- Supplied records -
┏━━

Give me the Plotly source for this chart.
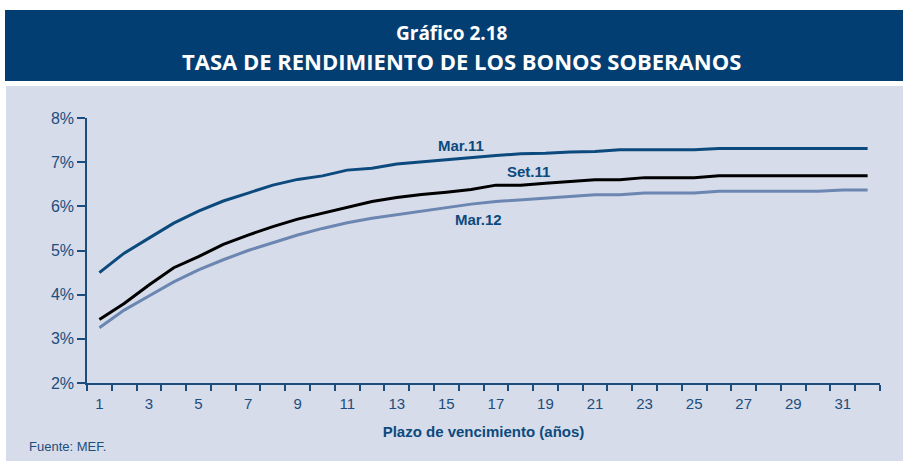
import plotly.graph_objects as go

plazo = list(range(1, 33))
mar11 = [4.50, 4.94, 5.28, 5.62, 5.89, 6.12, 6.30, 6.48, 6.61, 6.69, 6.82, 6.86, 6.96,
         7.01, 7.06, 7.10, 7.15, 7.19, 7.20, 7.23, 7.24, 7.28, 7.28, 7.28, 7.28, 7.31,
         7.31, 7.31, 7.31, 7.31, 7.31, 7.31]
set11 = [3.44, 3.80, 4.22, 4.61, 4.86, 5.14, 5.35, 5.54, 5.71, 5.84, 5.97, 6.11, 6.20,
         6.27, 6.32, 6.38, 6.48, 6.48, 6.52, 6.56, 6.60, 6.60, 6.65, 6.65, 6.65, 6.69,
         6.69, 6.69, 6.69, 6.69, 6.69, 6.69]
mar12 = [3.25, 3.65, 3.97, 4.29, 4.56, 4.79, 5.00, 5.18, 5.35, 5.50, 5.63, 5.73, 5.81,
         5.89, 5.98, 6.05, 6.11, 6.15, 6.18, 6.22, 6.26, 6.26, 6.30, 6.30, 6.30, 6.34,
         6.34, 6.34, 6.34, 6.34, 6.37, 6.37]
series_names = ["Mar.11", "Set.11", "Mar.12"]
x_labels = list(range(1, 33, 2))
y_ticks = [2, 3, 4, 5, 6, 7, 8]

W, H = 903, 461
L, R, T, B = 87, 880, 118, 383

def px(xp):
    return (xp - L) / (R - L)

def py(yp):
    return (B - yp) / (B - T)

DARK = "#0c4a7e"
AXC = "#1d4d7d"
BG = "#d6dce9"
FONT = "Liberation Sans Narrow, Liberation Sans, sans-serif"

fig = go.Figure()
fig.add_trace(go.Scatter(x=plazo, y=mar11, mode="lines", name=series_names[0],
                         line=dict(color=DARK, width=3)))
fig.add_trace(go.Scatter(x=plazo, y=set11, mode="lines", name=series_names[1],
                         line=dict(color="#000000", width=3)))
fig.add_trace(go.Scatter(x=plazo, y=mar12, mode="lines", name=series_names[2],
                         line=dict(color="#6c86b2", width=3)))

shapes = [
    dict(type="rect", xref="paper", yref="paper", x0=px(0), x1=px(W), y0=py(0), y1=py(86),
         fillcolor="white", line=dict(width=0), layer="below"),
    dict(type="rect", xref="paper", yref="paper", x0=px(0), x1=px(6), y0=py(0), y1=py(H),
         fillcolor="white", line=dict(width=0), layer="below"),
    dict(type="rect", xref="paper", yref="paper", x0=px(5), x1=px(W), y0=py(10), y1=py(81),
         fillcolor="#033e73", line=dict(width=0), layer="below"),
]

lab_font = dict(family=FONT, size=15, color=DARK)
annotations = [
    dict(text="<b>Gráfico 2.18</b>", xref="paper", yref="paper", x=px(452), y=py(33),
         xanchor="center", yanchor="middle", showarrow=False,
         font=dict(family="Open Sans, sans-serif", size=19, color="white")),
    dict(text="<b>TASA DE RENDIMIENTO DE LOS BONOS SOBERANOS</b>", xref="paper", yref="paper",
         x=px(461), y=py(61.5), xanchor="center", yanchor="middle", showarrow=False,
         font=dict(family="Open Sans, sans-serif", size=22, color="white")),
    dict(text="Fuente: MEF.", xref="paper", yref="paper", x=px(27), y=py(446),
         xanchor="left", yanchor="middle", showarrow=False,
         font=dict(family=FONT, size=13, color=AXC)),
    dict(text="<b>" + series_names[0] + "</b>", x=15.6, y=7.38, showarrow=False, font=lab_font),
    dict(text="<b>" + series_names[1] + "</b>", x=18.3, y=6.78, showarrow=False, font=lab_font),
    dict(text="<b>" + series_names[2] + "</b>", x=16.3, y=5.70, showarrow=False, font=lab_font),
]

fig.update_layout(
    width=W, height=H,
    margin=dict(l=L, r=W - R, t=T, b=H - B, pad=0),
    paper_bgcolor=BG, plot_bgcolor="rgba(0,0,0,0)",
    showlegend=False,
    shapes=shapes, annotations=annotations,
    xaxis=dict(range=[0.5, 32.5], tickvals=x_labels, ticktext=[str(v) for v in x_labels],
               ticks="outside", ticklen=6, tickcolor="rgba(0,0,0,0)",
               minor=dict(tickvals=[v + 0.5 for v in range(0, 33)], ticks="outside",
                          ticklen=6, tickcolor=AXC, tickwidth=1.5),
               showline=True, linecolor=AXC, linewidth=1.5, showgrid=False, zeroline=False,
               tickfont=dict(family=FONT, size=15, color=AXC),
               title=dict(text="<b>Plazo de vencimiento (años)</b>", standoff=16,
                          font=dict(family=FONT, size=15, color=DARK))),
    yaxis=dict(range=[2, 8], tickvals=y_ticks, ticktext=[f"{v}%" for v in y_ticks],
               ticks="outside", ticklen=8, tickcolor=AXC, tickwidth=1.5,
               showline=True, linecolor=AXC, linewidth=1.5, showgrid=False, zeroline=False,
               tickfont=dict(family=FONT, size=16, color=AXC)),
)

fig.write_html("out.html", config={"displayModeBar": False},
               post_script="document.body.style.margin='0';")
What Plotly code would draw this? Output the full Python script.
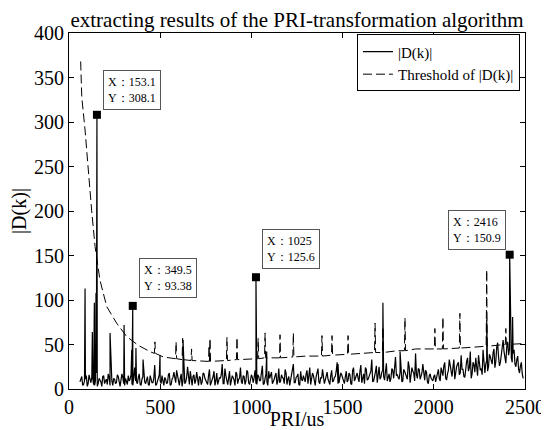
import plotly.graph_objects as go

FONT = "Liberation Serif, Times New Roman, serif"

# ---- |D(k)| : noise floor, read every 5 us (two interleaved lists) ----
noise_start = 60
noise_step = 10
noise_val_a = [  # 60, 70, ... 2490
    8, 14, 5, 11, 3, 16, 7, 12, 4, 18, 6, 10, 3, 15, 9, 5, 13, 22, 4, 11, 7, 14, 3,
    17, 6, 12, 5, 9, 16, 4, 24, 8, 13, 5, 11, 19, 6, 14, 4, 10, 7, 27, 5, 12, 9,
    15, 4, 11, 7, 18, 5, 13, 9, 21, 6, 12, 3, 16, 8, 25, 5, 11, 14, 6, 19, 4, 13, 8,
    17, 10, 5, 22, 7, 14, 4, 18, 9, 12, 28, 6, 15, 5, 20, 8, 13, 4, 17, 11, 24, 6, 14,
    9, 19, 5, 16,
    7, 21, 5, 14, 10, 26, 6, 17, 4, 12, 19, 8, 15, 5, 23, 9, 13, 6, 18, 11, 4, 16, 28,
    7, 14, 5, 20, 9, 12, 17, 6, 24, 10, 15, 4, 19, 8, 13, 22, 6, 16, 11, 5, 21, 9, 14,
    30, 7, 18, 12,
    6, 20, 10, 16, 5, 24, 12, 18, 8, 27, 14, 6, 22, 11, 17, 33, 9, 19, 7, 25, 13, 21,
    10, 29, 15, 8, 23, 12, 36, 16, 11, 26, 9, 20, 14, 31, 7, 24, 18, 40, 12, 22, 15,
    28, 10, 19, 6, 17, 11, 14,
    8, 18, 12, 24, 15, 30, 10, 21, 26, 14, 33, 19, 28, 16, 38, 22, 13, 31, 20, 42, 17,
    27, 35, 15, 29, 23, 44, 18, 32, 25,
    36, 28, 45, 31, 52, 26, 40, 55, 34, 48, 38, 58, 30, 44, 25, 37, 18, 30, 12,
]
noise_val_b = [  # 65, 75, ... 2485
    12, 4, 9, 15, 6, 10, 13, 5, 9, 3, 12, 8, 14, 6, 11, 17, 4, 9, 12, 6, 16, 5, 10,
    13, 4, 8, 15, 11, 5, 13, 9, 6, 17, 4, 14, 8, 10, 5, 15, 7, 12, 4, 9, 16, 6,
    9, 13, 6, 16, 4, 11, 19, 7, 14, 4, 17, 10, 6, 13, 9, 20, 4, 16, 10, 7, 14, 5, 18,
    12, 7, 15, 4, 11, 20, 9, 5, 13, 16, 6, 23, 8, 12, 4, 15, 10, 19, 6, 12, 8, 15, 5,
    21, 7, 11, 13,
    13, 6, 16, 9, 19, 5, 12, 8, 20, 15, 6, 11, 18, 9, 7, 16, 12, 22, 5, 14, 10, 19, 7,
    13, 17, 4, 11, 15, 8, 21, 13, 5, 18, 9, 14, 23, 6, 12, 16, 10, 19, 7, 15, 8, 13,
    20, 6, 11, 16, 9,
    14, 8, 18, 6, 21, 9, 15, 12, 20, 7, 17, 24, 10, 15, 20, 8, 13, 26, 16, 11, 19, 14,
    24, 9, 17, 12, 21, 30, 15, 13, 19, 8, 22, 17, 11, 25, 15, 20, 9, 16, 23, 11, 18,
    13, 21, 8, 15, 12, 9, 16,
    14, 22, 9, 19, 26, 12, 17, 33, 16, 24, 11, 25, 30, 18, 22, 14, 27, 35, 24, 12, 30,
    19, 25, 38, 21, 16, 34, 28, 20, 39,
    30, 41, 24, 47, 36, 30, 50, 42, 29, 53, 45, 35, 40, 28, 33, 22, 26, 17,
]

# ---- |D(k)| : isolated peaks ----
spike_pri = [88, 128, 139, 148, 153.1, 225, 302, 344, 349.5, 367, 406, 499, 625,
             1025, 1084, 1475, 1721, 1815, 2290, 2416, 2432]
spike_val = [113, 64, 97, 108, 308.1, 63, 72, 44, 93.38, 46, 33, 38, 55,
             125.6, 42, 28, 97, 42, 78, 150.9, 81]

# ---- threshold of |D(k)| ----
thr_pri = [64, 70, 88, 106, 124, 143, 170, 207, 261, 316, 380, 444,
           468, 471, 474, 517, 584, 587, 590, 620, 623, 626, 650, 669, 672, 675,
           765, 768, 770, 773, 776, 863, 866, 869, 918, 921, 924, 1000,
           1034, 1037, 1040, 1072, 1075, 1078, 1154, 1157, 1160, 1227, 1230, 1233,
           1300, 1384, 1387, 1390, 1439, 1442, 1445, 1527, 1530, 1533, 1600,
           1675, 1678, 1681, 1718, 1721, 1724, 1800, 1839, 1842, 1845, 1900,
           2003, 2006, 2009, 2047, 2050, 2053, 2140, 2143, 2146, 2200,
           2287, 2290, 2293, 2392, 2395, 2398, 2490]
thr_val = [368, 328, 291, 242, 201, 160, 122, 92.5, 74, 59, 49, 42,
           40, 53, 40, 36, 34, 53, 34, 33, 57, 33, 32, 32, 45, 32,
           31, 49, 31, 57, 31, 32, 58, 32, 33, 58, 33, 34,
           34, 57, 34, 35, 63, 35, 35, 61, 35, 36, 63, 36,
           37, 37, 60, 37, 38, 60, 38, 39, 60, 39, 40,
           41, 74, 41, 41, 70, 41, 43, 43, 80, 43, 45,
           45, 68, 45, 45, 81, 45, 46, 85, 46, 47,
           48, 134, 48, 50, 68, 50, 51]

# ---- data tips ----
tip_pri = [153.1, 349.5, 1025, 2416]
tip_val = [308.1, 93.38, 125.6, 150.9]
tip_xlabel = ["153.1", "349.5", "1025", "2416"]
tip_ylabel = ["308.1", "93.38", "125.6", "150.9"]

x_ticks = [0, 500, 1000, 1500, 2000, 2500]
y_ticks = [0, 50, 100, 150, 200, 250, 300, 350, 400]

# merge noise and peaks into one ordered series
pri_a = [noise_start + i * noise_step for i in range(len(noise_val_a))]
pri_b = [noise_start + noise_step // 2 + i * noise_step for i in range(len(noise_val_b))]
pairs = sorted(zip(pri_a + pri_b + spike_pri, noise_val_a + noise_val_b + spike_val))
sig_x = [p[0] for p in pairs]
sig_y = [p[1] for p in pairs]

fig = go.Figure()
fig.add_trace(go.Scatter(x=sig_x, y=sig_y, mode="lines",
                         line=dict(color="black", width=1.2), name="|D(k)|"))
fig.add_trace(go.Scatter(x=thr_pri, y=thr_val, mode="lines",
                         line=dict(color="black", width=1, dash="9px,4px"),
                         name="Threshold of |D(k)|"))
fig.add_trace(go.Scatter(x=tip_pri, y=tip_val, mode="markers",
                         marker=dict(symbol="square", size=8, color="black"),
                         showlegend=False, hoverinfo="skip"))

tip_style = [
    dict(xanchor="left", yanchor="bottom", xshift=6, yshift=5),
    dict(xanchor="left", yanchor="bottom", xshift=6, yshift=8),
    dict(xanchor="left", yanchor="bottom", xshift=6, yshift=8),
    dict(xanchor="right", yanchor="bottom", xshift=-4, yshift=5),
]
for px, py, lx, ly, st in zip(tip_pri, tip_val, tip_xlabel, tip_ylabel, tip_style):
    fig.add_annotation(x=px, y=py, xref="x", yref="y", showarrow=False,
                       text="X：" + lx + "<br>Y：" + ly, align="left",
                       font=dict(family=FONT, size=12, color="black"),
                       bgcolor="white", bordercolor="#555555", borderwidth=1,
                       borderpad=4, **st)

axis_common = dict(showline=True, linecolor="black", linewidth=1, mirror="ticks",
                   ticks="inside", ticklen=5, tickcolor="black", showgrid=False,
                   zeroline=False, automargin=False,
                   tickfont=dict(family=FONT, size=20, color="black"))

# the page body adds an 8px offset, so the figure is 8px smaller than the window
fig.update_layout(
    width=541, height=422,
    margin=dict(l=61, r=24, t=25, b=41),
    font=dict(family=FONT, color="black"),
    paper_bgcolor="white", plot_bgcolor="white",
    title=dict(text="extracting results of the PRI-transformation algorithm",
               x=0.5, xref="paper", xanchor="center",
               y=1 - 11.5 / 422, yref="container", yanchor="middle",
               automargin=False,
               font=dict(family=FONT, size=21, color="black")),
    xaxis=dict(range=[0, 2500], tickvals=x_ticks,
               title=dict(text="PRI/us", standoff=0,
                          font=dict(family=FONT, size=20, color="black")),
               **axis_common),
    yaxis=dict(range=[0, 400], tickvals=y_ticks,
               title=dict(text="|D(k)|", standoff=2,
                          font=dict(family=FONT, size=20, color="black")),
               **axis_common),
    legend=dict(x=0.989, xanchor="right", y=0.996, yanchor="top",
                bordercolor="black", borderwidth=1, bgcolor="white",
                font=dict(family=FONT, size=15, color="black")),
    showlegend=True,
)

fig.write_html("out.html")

┗━━

- Exercise prompt -
Reproduce the records above from their first line to the line bearing "y_ticks = [2, 3, 4, 5, 6, 7, 8]", both ends included, leaving every picture out.

- Solution to the exercise -
Give me the Plotly source for this chart.
import plotly.graph_objects as go

plazo = list(range(1, 33))
mar11 = [4.50, 4.94, 5.28, 5.62, 5.89, 6.12, 6.30, 6.48, 6.61, 6.69, 6.82, 6.86, 6.96,
         7.01, 7.06, 7.10, 7.15, 7.19, 7.20, 7.23, 7.24, 7.28, 7.28, 7.28, 7.28, 7.31,
         7.31, 7.31, 7.31, 7.31, 7.31, 7.31]
set11 = [3.44, 3.80, 4.22, 4.61, 4.86, 5.14, 5.35, 5.54, 5.71, 5.84, 5.97, 6.11, 6.20,
         6.27, 6.32, 6.38, 6.48, 6.48, 6.52, 6.56, 6.60, 6.60, 6.65, 6.65, 6.65, 6.69,
         6.69, 6.69, 6.69, 6.69, 6.69, 6.69]
mar12 = [3.25, 3.65, 3.97, 4.29, 4.56, 4.79, 5.00, 5.18, 5.35, 5.50, 5.63, 5.73, 5.81,
         5.89, 5.98, 6.05, 6.11, 6.15, 6.18, 6.22, 6.26, 6.26, 6.30, 6.30, 6.30, 6.34,
         6.34, 6.34, 6.34, 6.34, 6.37, 6.37]
series_names = ["Mar.11", "Set.11", "Mar.12"]
x_labels = list(range(1, 33, 2))
y_ticks = [2, 3, 4, 5, 6, 7, 8]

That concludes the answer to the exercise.